One reason that functional sourcing is becoming a more widely used outsourcing model is the strides that technology has made in the last two decades regarding remote access. Today there are several ways in which remote access can be achieved. One method is to put in a dedicated hard line that connects the CROs machines to the sponsor's systems. Another way is for the sponsor to provide the CRO with a secure VPN connection that is made by connecting the firewall of the CRO to the firewall of the sponsor. Another commonly used method is where the sponsor treats the CRO like a remote employee by providing them their VPN software or a company issued laptop.

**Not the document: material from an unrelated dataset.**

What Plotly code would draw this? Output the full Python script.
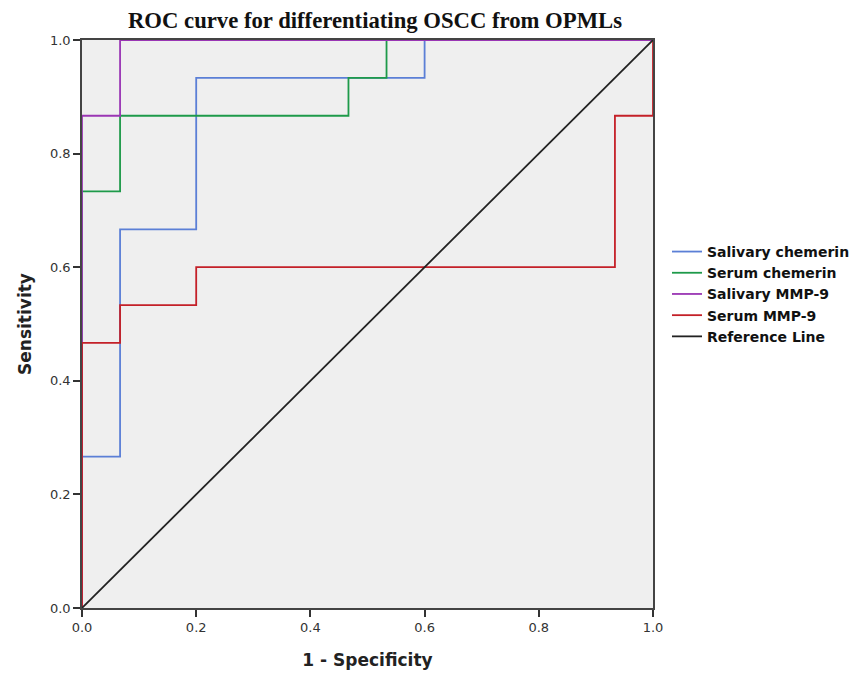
import plotly.graph_objects as go

# ROC curve step points (1 - Specificity, Sensitivity)
sal_chem_x = [0, 0, 1/15, 1/15, 3/15, 3/15, 9/15, 9/15, 1]
sal_chem_y = [0, 4/15, 4/15, 10/15, 10/15, 14/15, 14/15, 1, 1]

ser_chem_x = [0, 0, 1/15, 1/15, 7/15, 7/15, 8/15, 8/15, 1]
ser_chem_y = [0, 11/15, 11/15, 13/15, 13/15, 14/15, 14/15, 1, 1]

sal_mmp_x = [0, 0, 1/15, 1/15, 1]
sal_mmp_y = [0, 13/15, 13/15, 1, 1]

ser_mmp_x = [0, 0, 1/15, 1/15, 3/15, 3/15, 14/15, 14/15, 1, 1]
ser_mmp_y = [0, 7/15, 7/15, 8/15, 8/15, 9/15, 9/15, 13/15, 13/15, 1]

ref_x = [0, 1]
ref_y = [0, 1]

tick_vals = [0, 0.2, 0.4, 0.6, 0.8, 1.0]
tick_text = ["0.0", "0.2", "0.4", "0.6", "0.8", "1.0"]

series = [
    ("Salivary chemerin", sal_chem_x, sal_chem_y, "#5B7FD6"),
    ("Serum chemerin", ser_chem_x, ser_chem_y, "#1E9A4A"),
    ("Salivary MMP-9", sal_mmp_x, sal_mmp_y, "#9A36B4"),
    ("Serum MMP-9", ser_mmp_x, ser_mmp_y, "#C42028"),
    ("Reference Line", ref_x, ref_y, "#222222"),
]

fig = go.Figure()
for name, xs, ys, col in series:
    fig.add_trace(go.Scatter(x=xs, y=ys, mode="lines", name="<b>" + name + "</b>",
                             line=dict(color=col, width=1.8)))

axis_common = dict(
    range=[0, 1], tickvals=tick_vals, ticktext=tick_text,
    showgrid=False, zeroline=False, showline=True, linecolor="#444444",
    linewidth=1.5, mirror=True, ticks="outside", ticklen=7, tickwidth=1.5,
    tickcolor="#333333", automargin=False,
    tickfont=dict(family="DejaVu Sans", size=13, color="#333333"),
)

# page body has an 8px default margin, so the figure is 8px smaller and margins offset
W, H = 852, 666
fig.update_layout(
    width=W, height=H,
    margin=dict(l=74, r=207, t=32, b=66, autoexpand=False),
    paper_bgcolor="white", plot_bgcolor="#EFEFEF",
    title=dict(text="<b>ROC curve for differentiating OSCC from OPMLs</b>",
               x=367 / W, xanchor="center", y=1 - 12 / H, yanchor="middle",
               font=dict(family="Liberation Serif, Times New Roman", size=22.7, color="#111111")),
    xaxis=dict(axis_common, title=dict(text="<b>1 - Specificity</b>", standoff=20,
               font=dict(family="DejaVu Sans", size=17, color="#222222"))),
    yaxis=dict(axis_common, title=dict(text="<b>Sensitivity</b>", standoff=14,
               font=dict(family="DejaVu Sans", size=17, color="#222222"))),
    legend=dict(x=1.0245, xanchor="left", y=0.655, yanchor="top",
                font=dict(family="DejaVu Sans", size=14, color="#111111"),
                bgcolor="rgba(0,0,0,0)", tracegroupgap=0),
    showlegend=True,
)

fig.write_html("out.html")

The benefits of all these methods for the sponsor are that all activities (including security) are driven by the sponsor. This allows the sponsor to grant and revoke access as they see fit.

=== Low cost centers ===
One might think that functional sourcing is a US-based phenomenon and is not used frequently in other parts of the world due in part to physical distance as well as differences in culture, currency, and language. This, however, is untrue. The concept of low cost centers for Functional Sourcing is significant because it allows CROs to provide resources to sponsors around the clock. The idea is that resources can be located in different global locations but can still follow the same set of sponsor SOPs and can connect to the same sponsor network using the aforementioned techniques. The most considerable benefit to the sponsor is that functions can be resourced to regions of the world where the labor costs are significantly lower than the US. The cost savings to the sponsor in many cases may be as high as 60 percent of US costs. The benefit to the sponsor is obvious but this concept also benefits the CRO as it gives the CRO more versatility and allows the CRO to be more competitive.

=== Hybrid solution ===
Hybrid solutions include any situation where many outsourcing models are used in diverse and cross functional ways. Functional sourcing is an example of a hybrid solution. One of the benefits of hybrid solutions is that the models can be adjusted to meet the needs of the client. Multiple models can be used for different projects under the same sponsor.

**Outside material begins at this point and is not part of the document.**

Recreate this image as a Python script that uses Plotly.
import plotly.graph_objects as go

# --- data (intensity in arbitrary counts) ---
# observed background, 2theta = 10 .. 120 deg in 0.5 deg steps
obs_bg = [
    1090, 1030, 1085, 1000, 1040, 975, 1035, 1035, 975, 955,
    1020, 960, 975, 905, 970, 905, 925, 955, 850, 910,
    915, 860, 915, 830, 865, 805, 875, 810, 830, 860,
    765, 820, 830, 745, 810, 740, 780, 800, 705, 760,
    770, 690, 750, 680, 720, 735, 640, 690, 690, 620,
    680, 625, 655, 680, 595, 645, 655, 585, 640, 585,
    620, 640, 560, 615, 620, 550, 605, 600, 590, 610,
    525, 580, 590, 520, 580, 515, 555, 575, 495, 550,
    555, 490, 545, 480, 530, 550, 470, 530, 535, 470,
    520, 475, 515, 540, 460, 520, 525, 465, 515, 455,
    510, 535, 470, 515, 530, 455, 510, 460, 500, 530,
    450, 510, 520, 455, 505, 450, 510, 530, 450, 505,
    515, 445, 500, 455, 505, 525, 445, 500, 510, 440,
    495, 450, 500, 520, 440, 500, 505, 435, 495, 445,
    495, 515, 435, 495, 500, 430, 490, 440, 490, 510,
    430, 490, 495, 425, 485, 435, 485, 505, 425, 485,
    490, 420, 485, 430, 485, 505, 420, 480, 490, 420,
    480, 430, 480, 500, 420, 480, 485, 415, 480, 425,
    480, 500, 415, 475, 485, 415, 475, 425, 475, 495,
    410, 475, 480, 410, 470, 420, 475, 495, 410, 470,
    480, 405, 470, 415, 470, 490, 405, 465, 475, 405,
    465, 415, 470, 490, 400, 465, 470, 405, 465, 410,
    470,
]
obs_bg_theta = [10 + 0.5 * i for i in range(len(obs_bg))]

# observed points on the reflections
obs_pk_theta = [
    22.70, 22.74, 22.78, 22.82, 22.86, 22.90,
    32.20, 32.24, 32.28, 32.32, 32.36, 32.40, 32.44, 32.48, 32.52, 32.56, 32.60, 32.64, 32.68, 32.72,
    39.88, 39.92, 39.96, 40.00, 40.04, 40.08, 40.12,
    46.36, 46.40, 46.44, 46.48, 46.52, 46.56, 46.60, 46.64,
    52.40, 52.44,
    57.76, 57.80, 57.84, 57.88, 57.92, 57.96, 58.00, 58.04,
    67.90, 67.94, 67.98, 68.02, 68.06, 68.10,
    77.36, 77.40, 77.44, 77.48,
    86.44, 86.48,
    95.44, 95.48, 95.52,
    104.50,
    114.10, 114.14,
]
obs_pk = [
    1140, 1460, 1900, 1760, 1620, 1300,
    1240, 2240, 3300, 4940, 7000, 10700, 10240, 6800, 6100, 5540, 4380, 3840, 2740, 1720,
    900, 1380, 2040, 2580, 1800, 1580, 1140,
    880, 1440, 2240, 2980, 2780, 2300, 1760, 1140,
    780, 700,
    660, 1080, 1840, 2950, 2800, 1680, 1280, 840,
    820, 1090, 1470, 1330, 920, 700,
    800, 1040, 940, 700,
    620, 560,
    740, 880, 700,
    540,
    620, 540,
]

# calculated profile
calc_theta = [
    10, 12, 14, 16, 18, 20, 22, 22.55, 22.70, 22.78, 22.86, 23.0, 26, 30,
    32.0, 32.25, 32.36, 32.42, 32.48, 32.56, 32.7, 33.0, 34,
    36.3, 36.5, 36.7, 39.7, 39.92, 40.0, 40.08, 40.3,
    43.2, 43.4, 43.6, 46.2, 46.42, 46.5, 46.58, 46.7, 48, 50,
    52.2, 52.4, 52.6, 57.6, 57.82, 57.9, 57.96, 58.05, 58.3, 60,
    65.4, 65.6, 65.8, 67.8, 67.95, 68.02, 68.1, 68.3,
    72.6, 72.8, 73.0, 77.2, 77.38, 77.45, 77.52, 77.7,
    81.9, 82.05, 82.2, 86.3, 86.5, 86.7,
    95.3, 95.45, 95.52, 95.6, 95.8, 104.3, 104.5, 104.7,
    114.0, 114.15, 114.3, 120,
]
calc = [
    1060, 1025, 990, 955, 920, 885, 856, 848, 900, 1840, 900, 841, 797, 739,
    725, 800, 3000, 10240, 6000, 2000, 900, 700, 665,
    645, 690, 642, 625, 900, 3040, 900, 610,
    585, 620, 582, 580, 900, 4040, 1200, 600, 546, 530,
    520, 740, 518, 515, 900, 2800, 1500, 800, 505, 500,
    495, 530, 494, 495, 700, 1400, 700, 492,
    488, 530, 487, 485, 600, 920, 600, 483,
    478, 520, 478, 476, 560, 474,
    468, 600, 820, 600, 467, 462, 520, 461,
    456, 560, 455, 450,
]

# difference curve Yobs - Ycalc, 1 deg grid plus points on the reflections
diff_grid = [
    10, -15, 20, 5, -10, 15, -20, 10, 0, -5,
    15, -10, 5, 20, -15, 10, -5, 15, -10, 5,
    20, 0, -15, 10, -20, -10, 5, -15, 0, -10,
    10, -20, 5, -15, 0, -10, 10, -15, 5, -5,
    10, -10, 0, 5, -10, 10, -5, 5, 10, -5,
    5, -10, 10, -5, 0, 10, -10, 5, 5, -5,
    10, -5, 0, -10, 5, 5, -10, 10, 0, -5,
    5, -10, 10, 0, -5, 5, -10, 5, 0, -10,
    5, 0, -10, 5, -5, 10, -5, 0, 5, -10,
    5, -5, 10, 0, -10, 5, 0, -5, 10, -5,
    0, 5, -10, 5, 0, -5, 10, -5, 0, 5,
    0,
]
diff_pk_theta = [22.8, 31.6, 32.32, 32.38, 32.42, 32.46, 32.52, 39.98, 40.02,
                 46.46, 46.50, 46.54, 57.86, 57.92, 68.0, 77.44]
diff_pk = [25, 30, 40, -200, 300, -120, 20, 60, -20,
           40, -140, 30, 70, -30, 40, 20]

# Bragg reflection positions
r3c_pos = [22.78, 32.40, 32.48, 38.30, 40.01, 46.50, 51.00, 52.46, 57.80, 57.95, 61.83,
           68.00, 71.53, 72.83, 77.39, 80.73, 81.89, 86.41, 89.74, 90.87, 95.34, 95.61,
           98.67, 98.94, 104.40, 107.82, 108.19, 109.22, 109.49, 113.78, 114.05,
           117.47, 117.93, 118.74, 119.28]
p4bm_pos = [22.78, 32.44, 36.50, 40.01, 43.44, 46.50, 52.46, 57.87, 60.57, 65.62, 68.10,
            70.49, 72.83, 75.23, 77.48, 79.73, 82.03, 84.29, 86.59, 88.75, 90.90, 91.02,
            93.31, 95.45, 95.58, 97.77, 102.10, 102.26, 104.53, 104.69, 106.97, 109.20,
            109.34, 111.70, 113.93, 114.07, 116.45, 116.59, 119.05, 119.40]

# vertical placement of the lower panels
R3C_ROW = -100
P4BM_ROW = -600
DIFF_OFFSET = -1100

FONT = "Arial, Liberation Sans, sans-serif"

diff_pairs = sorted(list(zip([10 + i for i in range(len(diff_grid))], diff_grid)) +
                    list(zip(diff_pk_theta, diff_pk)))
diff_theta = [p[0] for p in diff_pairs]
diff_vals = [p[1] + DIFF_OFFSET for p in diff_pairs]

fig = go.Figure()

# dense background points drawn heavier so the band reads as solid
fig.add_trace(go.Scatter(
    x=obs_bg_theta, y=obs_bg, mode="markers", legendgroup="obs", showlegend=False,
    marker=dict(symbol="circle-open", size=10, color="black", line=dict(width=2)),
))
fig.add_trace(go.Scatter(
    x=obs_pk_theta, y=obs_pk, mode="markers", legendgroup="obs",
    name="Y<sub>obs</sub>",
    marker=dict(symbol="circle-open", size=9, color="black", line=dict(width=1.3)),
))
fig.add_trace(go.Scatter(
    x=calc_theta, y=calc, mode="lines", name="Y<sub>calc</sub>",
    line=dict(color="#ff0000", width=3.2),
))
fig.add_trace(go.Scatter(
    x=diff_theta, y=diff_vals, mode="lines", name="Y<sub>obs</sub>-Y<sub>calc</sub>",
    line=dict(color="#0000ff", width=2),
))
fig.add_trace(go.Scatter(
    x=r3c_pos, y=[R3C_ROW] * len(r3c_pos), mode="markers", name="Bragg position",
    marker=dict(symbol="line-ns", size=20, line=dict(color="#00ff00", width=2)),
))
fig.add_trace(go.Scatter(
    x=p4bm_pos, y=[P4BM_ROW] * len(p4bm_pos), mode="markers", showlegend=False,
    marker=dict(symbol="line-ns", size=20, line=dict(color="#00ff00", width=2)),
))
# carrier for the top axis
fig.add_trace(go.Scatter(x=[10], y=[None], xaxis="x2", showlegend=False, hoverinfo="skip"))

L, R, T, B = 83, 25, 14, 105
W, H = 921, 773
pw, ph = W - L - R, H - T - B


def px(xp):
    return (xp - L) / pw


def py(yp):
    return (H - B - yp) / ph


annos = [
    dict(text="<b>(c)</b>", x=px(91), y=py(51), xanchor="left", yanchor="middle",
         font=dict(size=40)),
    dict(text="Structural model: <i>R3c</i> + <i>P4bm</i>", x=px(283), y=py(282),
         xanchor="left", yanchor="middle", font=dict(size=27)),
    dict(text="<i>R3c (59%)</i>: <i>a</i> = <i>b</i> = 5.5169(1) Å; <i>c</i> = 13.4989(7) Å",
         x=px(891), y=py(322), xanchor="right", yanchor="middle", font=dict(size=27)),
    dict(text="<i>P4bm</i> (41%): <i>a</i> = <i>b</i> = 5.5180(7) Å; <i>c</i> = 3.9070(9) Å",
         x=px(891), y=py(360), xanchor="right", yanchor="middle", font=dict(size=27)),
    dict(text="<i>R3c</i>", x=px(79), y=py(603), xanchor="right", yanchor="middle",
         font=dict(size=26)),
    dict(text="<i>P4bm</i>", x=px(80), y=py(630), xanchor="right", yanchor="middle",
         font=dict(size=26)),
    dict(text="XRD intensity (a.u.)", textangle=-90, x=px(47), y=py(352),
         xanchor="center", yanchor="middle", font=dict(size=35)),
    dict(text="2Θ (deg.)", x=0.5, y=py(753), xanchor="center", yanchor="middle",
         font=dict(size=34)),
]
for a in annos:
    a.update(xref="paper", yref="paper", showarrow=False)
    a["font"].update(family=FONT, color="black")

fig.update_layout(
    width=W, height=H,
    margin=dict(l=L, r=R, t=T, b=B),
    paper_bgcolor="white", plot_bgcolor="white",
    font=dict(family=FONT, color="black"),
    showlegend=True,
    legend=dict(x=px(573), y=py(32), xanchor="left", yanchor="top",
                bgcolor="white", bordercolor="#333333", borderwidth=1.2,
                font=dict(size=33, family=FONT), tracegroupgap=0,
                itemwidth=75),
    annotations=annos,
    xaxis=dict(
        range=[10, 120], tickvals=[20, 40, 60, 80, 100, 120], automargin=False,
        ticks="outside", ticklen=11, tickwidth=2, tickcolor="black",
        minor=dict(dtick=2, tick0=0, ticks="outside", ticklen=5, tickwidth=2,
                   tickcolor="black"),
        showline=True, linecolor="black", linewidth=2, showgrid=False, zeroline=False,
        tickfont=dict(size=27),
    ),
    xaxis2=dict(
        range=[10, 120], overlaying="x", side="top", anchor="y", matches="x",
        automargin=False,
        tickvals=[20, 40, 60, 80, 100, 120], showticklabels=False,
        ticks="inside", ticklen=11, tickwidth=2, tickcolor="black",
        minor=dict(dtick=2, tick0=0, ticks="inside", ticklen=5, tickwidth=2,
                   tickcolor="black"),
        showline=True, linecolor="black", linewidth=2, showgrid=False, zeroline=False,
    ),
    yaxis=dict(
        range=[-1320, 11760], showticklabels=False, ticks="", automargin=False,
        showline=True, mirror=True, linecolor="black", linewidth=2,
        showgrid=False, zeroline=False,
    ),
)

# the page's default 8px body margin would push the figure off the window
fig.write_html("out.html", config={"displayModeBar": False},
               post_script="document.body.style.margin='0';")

For example, many US based companies that employ a Functionally Sourced outsourcing model are also implementing a low cost center model. As mentioned above, this allows US based CROs to augment their existing staff and maximize their resource availability. The sponsor, in turn, benefits from working with the senior management of onshore local partner while, again, taking advantage of lower costs and increased availability of the global resources.

=== Consulting and atypical projects ===
This category is left for projects that do not fit into one of the previous categories. One of the advantages to functional sourcing is that it can be used broadly across the clinical research industry. Functional sourcing can be used for large projects as a way to alleviate resource management for the sponsor. It can also be used for global projects as a way to maximize availability and reduce costs. Additionally, it can be used by small companies who want to retain control of their data but lack the full-time resources. Finally, functional sourcing provides flexibility to the sponsor when they are in need of a flexible solution.

== Trends ==
As mentioned above, the clinical trial industry has seen growth in functional sourcing over the last few years. This growth is tied to the continued adoption of functional sourcing in the industry. Having experienced success and gained significant confidence in the functional sourcing model, sponsors have decided to expand the use of this model to different areas.

In April 2009, Pharmaceutical Executive published the following regarding a major Pharmaceuticals company's use of functional sourcing:
"… signals a profound shift in outsourcing practices. More and more drug companies—including Merck and Pfizer—are moving from "transactional" (capacity- and project-based) outsourcing to "functional" (competency- and portfolio-based) partnerships."